Objective We retrospectively examined whether a history of traumatic brain injury (TBI) is associated with an earlier age of symptom onset and diagnosis in a large sample of patients with behavioural variant frontotemporal dementia (bvFTD).
Methods Data on patients with bvFTD (n=678) were obtained from the National Alzheimer's Coordinating Center Uniform Data Set. TBI was categorised based on reported lifetime history of TBI with loss of consciousness (LOC) but no chronic deficits occurring more than 1 year prior to diagnosis of bvFTD. Analysis of covariance (ANCOVA) was used to determine if clinician-estimated age of symptom onset and age at diagnosis of bvFTD differed between those who reported a history of TBI with LOC (TBI+) and those who did not (TBI−).

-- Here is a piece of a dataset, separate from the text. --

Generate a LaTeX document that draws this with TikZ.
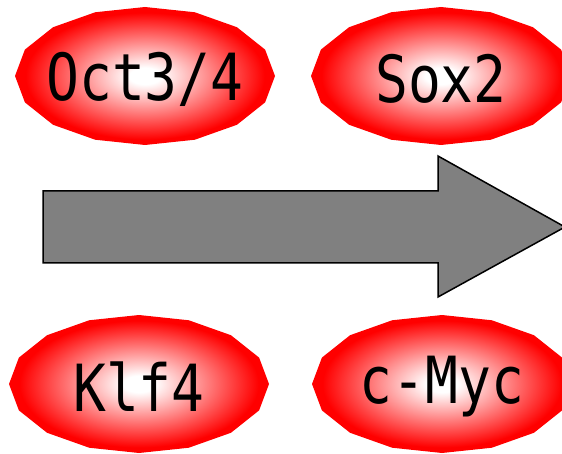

Results Controlling for sex, the TBI+ bvFTD group had an age of symptom onset and age of diagnosis that was on average 2.8 and 3.2 years earlier (p<0.01) than the TBI− bvFTD group.
Conclusions TBI history with LOC occurring more than 1 year prior to diagnosis is associated with an earlier age of symptom onset and diagnosis in patients with bvFTD. TBI may be related to the underlying neurodegenerative processes in bvFTD, but the implications of age at time of injury, severity and repetitive injuries remain unclear.